Sharing his testimony, Brother Ying recalled with gratitude the history of the Church in parts of Asia, beginning in 1853. Brother Ying’s father was the first of his family to join the Church in what was then the Southern Far East Mission with headquarters in Hong Kong. His father often bicycled long distances to visit members. At that time, the Taipei Taiwan Relief Society, in which his mother served, had only six members. “They grew every day, step by step,” Brother Ying said.
He shared his emotions for the new branch with the Chinese idiom, “Juan shin guo chang,” an expression of heart-felt exuberance, clapping and rejoicing. He encouraged all those present to be participants in building the new branch. “Guo chang nan min,” Brother Ying stated, meaning a single hand cannot clap. The building of the branch will take the efforts of all.
For Brother Ying’s mother, Afong Ying, who speaks only Mandarin, the organizing meeting was the first Sunday since she moved to the United States 18 years ago that she was able to attend Church in her native language.
Brother Ong was thankful to his parents, Ted and Amelia Ong, who were in attendance. They are, “a very good model to follow,” Brother Ong said. His father served as the first branch president of the Chinese Branch in Los Angeles and mission president of the Hong Kong Mission, 2003-06. Brother Jared Ong recalled that, when he was young, his father encouraged him to read the Book of Mormon. At first he hesitated, then later read and studied the Book of Mormon and gained his own testimony. “Our church is true,” Brother Jared Ong said. “The Book of Mormon has helped me come closer to Heavenly Father.”

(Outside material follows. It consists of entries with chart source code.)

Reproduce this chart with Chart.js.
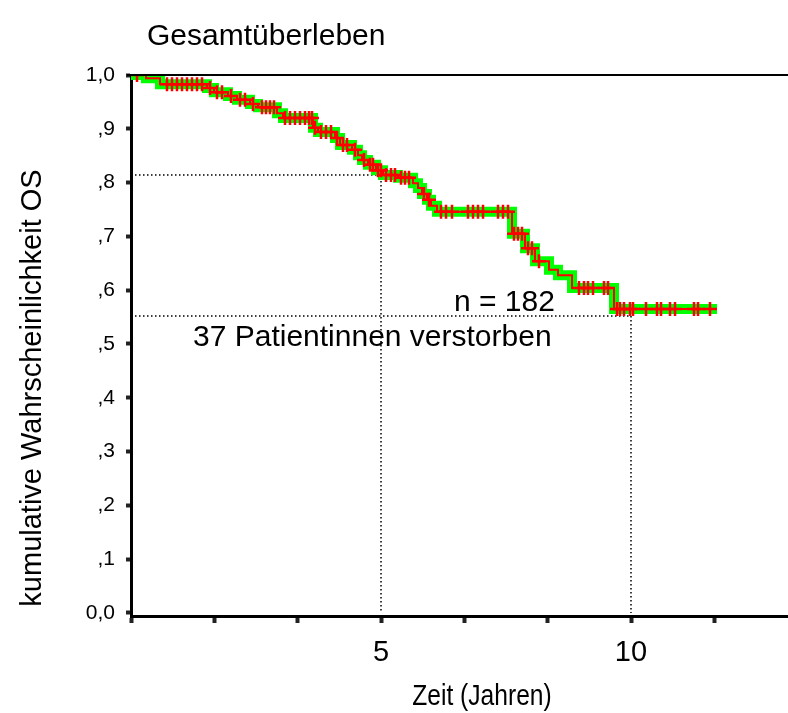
<!DOCTYPE html>
<html>
<head>
<meta charset="utf-8">
<script src="https://cdn.jsdelivr.net/npm/chart.js@4.4.1/dist/chart.umd.min.js"></script>
<style>
  html, body { margin: 0; padding: 0; background: #fff; }
</style>
</head>
<body>
<canvas id="km-chart" width="788" height="713"></canvas>
<script>
// Kaplan-Meier Gesamtüberleben
const eventTimes = [0.30, 0.58, 1.52, 1.66, 1.94, 2.12, 2.38, 2.54, 2.92, 3.04, 3.64, 3.74, 4.08, 4.18,
    4.42, 4.54, 4.62, 4.74, 4.90, 5.04, 5.34, 5.64, 5.74, 5.82, 5.92, 6.00, 6.12, 7.62, 7.88, 8.08,
    8.36, 8.54, 8.82, 9.66];
const eventSurv = [0.994, 0.983, 0.976, 0.968, 0.961, 0.954, 0.946, 0.940, 0.929, 0.920, 0.902, 0.894,
    0.883, 0.870, 0.861, 0.851, 0.842, 0.833, 0.823, 0.814, 0.809, 0.799, 0.790, 0.779, 0.768, 0.757,
    0.746, 0.705, 0.678, 0.654, 0.638, 0.628, 0.604, 0.565];
const endTime = 11.72;

// zensierte Fälle (Zeitpunkte in Jahren)
const censorTimes = [0.12, 0.72, 0.82, 0.92, 1.02, 1.12, 1.22, 1.32, 1.42, 1.58, 1.72, 1.82, 2.00, 2.18,
    2.28, 2.44, 2.62, 2.70, 2.78, 2.86, 3.08, 3.18, 3.28, 3.38, 3.48, 3.56, 3.62, 3.68, 3.80, 3.90,
    4.00, 4.12, 4.24, 4.32, 4.48, 4.66, 4.78, 4.84, 4.94, 5.00, 5.10, 5.20, 5.28, 5.40, 5.48, 5.56,
    5.86, 5.96, 6.20, 6.30, 6.42, 6.74, 6.84, 6.94, 7.04, 7.34, 7.44, 7.54, 7.66, 7.74, 7.82, 7.94,
    8.02, 8.16, 8.96, 9.06, 9.14, 9.24, 9.46, 9.54, 9.72, 9.78, 9.86, 9.98, 10.04, 10.30, 10.52,
    10.60, 10.78, 10.88, 11.26, 11.34, 11.58];

// Hilfslinien bei 5 und 10 Jahren
const refTimes = [5, 10];
const refSurv = [0.814, 0.552];

const yTicks = [0, 0.1, 0.2, 0.3, 0.4, 0.5, 0.6, 0.7, 0.8, 0.9, 1.0];
const yTickLabels = ['0,0', ',1', ',2', ',3', ',4', ',5', ',6', ',7', ',8', ',9', '1,0'];
const xTicks = [0, 1.667, 3.333, 5, 6.667, 8.333, 10, 11.667];
const xTickLabels = ['', '', '', '5', '', '', '10', ''];

const FONT = "'Liberation Sans', Arial, sans-serif";

// Stufenfunktion aufbauen
function survAt(t) {
    let s = 1;
    for (let i = 0; i < eventTimes.length; i++) {
        if (eventTimes[i] <= t) s = eventSurv[i];
    }
    return s;
}

const stepData = [{ x: 0, y: 1 }];
eventTimes.forEach(function (t, i) {
    stepData.push({ x: t, y: eventSurv[i] });
});
stepData.push({ x: endTime, y: eventSurv[eventSurv.length - 1] });

const censorData = censorTimes.map(function (t) {
    return { x: t, y: survAt(t) };
});

const refDatasets = refTimes.map(function (t, i) {
    return {
        data: [{ x: 0, y: refSurv[i] }, { x: t, y: refSurv[i] }, { x: t, y: 0 }],
        showLine: true,
        borderColor: '#000',
        borderWidth: 1.5,
        borderDash: [1.5, 2.5],
        pointRadius: 0,
        fill: false
    };
});

// Texte und oberer Rahmen
const textPlugin = {
    id: 'textPlugin',
    afterDraw: function (chart) {
        const ctx = chart.ctx;
        const area = chart.chartArea;
        const xs = chart.scales.x;
        const ys = chart.scales.y;
        ctx.save();

        ctx.strokeStyle = '#000';
        ctx.lineWidth = 2;
        ctx.beginPath();
        ctx.moveTo(area.left - 4, area.top);
        ctx.lineTo(area.right, area.top);
        ctx.stroke();

        ctx.fillStyle = '#000';
        ctx.textBaseline = 'alphabetic';
        ctx.textAlign = 'left';
        ctx.font = '30px ' + FONT;
        ctx.fillText('Gesamtüberleben', 147, 45);

        ctx.fillText('n = 182', xs.getPixelForValue(6.46), ys.getPixelForValue(0.562));
        ctx.fillText('37 Patientinnen verstorben', xs.getPixelForValue(1.24), ys.getPixelForValue(0.497));

        // Achsentitel x, schmal gesetzt wie im Original
        ctx.save();
        ctx.textAlign = 'center';
        ctx.translate(482, 705);
        ctx.scale(0.82, 1);
        ctx.fillText('Zeit (Jahren)', 0, 0);
        ctx.restore();

        ctx.font = '29px ' + FONT;
        ctx.textAlign = 'center';
        ctx.translate(41, 388);
        ctx.rotate(-Math.PI / 2);
        ctx.fillText('kumulative Wahrscheinlichkeit OS', 0, 0);
        ctx.restore();
    }
};

const ctx = document.getElementById('km-chart').getContext('2d');
const kmChart = new Chart(ctx, {
    type: 'scatter',
    data: {
        // erster Datensatz liegt oben
        datasets: [
            {
                data: censorData,
                showLine: false,
                pointStyle: 'cross',
                pointRadius: 7,
                borderColor: '#ff0000',
                borderWidth: 2.5,
                backgroundColor: '#ff0000'
            },
            {
                data: stepData,
                showLine: true,
                stepped: 'before',
                borderColor: '#ff0000',
                borderWidth: 2,
                pointRadius: 0,
                fill: false
            },
            {
                data: stepData,
                showLine: true,
                stepped: 'before',
                borderColor: '#00ff00',
                borderWidth: 10,
                pointRadius: 0,
                fill: false
            }
        ].concat(refDatasets)
    },
    options: {
        responsive: false,
        animation: false,
        layout: {
            autoPadding: false,
            padding: { top: 75, right: 0, bottom: 0, left: 0 }
        },
        plugins: {
            legend: { display: false },
            tooltip: { enabled: false },
            title: { display: false }
        },
        scales: {
            x: {
                type: 'linear',
                min: 0,
                max: 13.14,
                afterBuildTicks: function (scale) {
                    scale.ticks = xTicks.map(function (v) { return { value: v }; });
                },
                afterFit: function (scale) {
                    scale.height = 97;
                },
                grid: {
                    drawOnChartArea: false,
                    drawTicks: true,
                    tickLength: 7,
                    tickWidth: 4,
                    tickColor: '#222'
                },
                border: { color: '#000', width: 3 },
                ticks: {
                    autoSkip: false,
                    maxRotation: 0,
                    padding: 13,
                    color: '#000',
                    font: { family: FONT, size: 29 },
                    callback: function (value, index) {
                        return xTickLabels[index];
                    }
                }
            },
            y: {
                min: -0.0056,
                max: 1,
                afterBuildTicks: function (scale) {
                    scale.ticks = yTicks.map(function (v) { return { value: v }; });
                },
                afterFit: function (scale) {
                    scale.width = 131;
                },
                grid: {
                    drawOnChartArea: false,
                    drawTicks: true,
                    tickLength: 5,
                    tickWidth: 4,
                    tickColor: '#222'
                },
                border: { color: '#000', width: 3 },
                ticks: {
                    padding: 11,
                    color: '#000',
                    font: { family: FONT, size: 21 },
                    callback: function (value, index) {
                        return yTickLabels[index];
                    }
                }
            }
        }
    },
    plugins: [textPlugin]
});
</script>
</body>
</html>
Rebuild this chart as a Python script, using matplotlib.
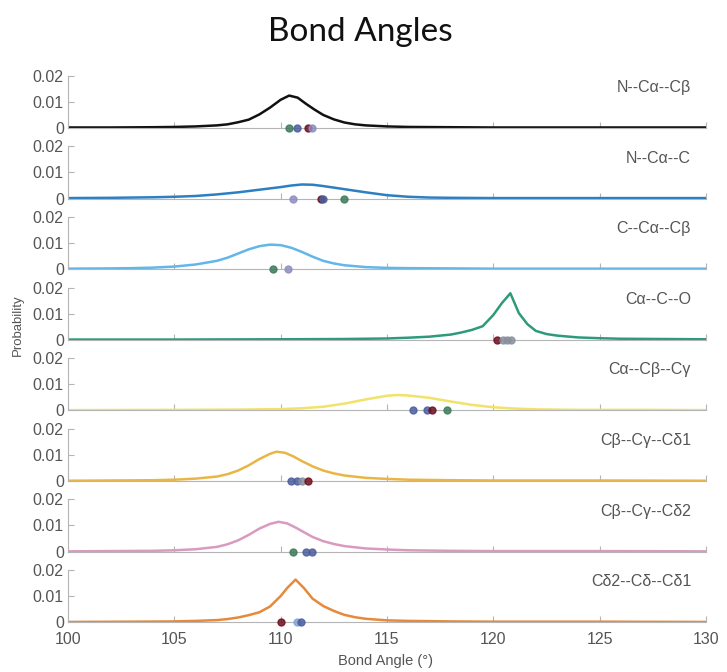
import matplotlib
matplotlib.use("Agg")
from matplotlib import pyplot as plt

plt.rcParams['font.family'] = ['Liberation Sans', 'DejaVu Sans']

labels = ["N--C\u03b1--C\u03b2", "N--C\u03b1--C", "C--C\u03b1--C\u03b2", "C\u03b1--C--O",
          "C\u03b1--C\u03b2--C\u03b3", "C\u03b2--C\u03b3--C\u03b41", "C\u03b2--C\u03b3--C\u03b42",
          "C\u03b42--C\u03b4--C\u03b41"]
line_colors = ["#111111", "#2d7fc1", "#62b6e8", "#2e9a7c", "#f1e26a", "#e9b646", "#d99ac0", "#e68a3a"]

# histogram outlines (angle, probability)
x_ncacb = [100, 102, 104, 105, 106, 106.5, 107, 107.5, 108, 108.5, 109, 109.5, 110, 110.4, 110.8,
           111.2, 111.6, 112, 112.5, 113, 113.5, 114, 115, 116, 118, 120, 125, 130]
y_ncacb = [.0002, .0002, .0003, .0004, .0006, .0008, .0010, .0014, .0022, .0032, .0052, .0078, .0108,
           .0124, .0116, .0092, .0070, .0050, .0033, .0021, .0014, .0010, .0006, .0004, .0003, .0002,
           .0002, .0002]

x_ncac = [100, 102, 104, 105, 106, 107, 108, 109, 110, 110.5, 111, 111.5, 112, 113, 114, 115, 116,
          117, 118, 120, 125, 130]
y_ncac = [.0002, .0003, .0005, .0007, .0010, .0016, .0024, .0034, .0044, .0050, .0054, .0053, .0048,
          .0036, .0024, .0013, .0007, .0004, .0003, .0002, .0002, .0002]

x_ccacb = [100, 102, 103, 104, 105, 106, 107, 107.5, 108, 108.5, 109, 109.5, 110, 110.5, 111, 111.5,
           112, 112.5, 113, 114, 115, 116, 118, 120, 125, 130]
y_ccacb = [.0002, .0003, .0004, .0006, .0010, .0018, .0032, .0044, .0060, .0076, .0088, .0094, .0092,
           .0082, .0066, .0048, .0032, .0022, .0015, .0008, .0005, .0004, .0003, .0002, .0002, .0002]

x_caco = [100, 105, 110, 113, 115, 116, 117, 118, 118.5, 119, 119.5, 120, 120.4, 120.8, 121.2, 121.6,
          122, 122.5, 123, 124, 125, 126, 128, 130]
y_caco = [.0001, .0001, .0002, .0003, .0005, .0008, .0012, .0020, .0028, .0038, .0052, .0095, .0140,
          .0178, .0102, .0060, .0034, .0022, .0016, .0009, .0006, .0004, .0003, .0002]

x_cacbcg = [100, 105, 108, 110, 111, 112, 113, 114, 115, 115.5, 116, 117, 118, 119, 120, 121, 122,
            124, 127, 130]
y_cacbcg = [.0001, .0002, .0003, .0005, .0008, .0014, .0026, .0042, .0056, .0059, .0057, .0048, .0034,
            .0021, .0012, .0007, .0004, .0002, .0002, .0001]

x_cbcgcd1 = [100, 102, 104, 105, 106, 107, 107.5, 108, 108.5, 109, 109.5, 109.8, 110.2, 110.6, 111,
             111.5, 112, 112.5, 113, 114, 115, 116, 118, 120, 125, 130]
y_cbcgcd1 = [.0001, .0002, .0003, .0005, .0009, .0017, .0026, .0040, .0060, .0084, .0104, .0112, .0108,
             .0094, .0076, .0056, .0040, .0029, .0021, .0012, .0008, .0005, .0003, .0002, .0002, .0001]

x_cbcgcd2 = [100, 102, 104, 105, 106, 107, 107.5, 108, 108.5, 109, 109.5, 109.9, 110.3, 110.7, 111.1,
             111.5, 112, 112.5, 113, 114, 115, 116, 118, 120, 125, 130]
y_cbcgcd2 = [.0001, .0002, .0003, .0005, .0009, .0018, .0028, .0043, .0064, .0088, .0106, .0114, .0108,
             .0092, .0074, .0056, .0040, .0029, .0021, .0012, .0008, .0005, .0003, .0002, .0002, .0001]

x_cdcdcd = [100, 103, 105, 106, 107, 107.5, 108, 108.5, 109, 109.5, 110, 110.3, 110.7, 111.1, 111.5,
            112, 112.5, 113, 113.5, 114, 115, 116, 118, 120, 125, 130]
y_cdcdcd = [.0001, .0002, .0003, .0005, .0008, .0012, .0018, .0027, .0038, .0060, .0100, .0130, .0163,
            .0130, .0090, .0062, .0043, .0028, .0019, .0013, .0007, .0005, .0003, .0002, .0002, .0001]

curves_x = [x_ncacb, x_ncac, x_ccacb, x_caco, x_cacbcg, x_cbcgcd1, x_cbcgcd2, x_cdcdcd]
curves_y = [y_ncacb, y_ncac, y_ccacb, y_caco, y_cacbcg, y_cbcgcd1, y_cbcgcd2, y_cdcdcd]

# reference angles shown as dots on the zero line
green, blue, dred, lilac, grey, lblue = "#3d7a5a", "#4b5e9c", "#6e0f1e", "#8e8cc0", "#8a8f9e", "#7fa6d6"
dot_x = [[110.39, 110.77, 111.28, 111.47],
         [110.58, 111.9, 112.0, 112.98],
         [109.64, 110.34],
         [120.17, 120.45, 120.65, 120.85],
         [116.2, 116.88, 117.1, 117.8],
         [110.5, 110.75, 111.0, 111.3],
         [110.6, 111.2, 111.45],
         [110.0, 110.75, 110.95]]
dot_c = [[green, blue, dred, lilac],
         [lilac, dred, blue, green],
         [green, lilac],
         [dred, grey, grey, grey],
         [blue, blue, dred, green],
         [blue, blue, grey, dred],
         [green, blue, blue],
         [dred, lblue, blue]]

fig = plt.figure(figsize=(7.27, 6.72), dpi=100)
W, H = 727, 672
left, right = 68 / W, 706 / W
step = 70.6
ink = "#555555"
axis_grey = "#b5b5b5"

for i in range(8):
    zero_px = 128 + i * step
    ax = fig.add_axes([left, (H - zero_px) / H, right - left, step / H])
    ax.patch.set_alpha(0)
    ax.plot(curves_x[i], curves_y[i], color=line_colors[i], linewidth=1.8)
    for xv, c in zip(dot_x[i], dot_c[i]):
        ax.plot(xv, 0, 'o', color=c, markersize=5, alpha=0.85, clip_on=False, zorder=5)
    ax.set_xlim(100, 130)
    ax.set_ylim(0, 0.027)
    for s in ['top', 'right']:
        ax.spines[s].set_visible(False)
    ax.spines['left'].set_bounds(0, 0.02)
    ax.spines['left'].set_color(axis_grey)
    ax.spines['bottom'].set_color(axis_grey)
    ax.set_yticks([0, 0.01, 0.02])
    ax.set_yticklabels(["0", "0.01", "0.02"])
    ax.set_xticks(range(100, 131, 5))
    ax.tick_params(direction='in', length=4, color=axis_grey, labelcolor=ink, labelsize=11.5, pad=3)
    ax.tick_params(axis='x', pad=7)
    if i < 7:
        ax.set_xticklabels([])
    ax.text(129.3, 0.0155, labels[i], ha='right', va='center', fontsize=11.5, color=ink)

fig.text(360 / W, 1 - 32 / H, "Bond Angles", ha='center', va='center', fontsize=24,
         family=['Lato', 'DejaVu Sans'], color="#111111")
fig.text(18 / W, 1 - 325 / H, "Probability", rotation=90, ha='center', va='center',
         fontsize=9.5, color=ink)
fig.text(386 / W, 1 - 661 / H, "Bond Angle (\u00b0)", ha='center', va='center',
         fontsize=10.5, color=ink)

fig.savefig("out.png", dpi=100)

President Byers said, “The Chinese members have sometimes felt misplaced in local wards. Some members have never given a talk or shared their testimony publicly because they do not feel confident or comfortable in that setting.”
In the new branch, President Byers has already seen the potential for growth. “I have seen members share their heart-felt testimonies of the Savior and the gospel. I know that this branch is necessary for those members to grow and flourish in the gospel and to not hold themselves back for the sake of a language barrier.”
In the past, Chinese members held weekly Sunday School and monthly family home evening. Those were times to talk and share testimony in their language. But as investigators came, it wasn’t enough to bring them the fullness of the gospel in a way they could understand.
“They wanted more. They were never satisfied with the one hour of Sunday School,” President Byers said. The new branch will provide the complete organization of the Church for these members.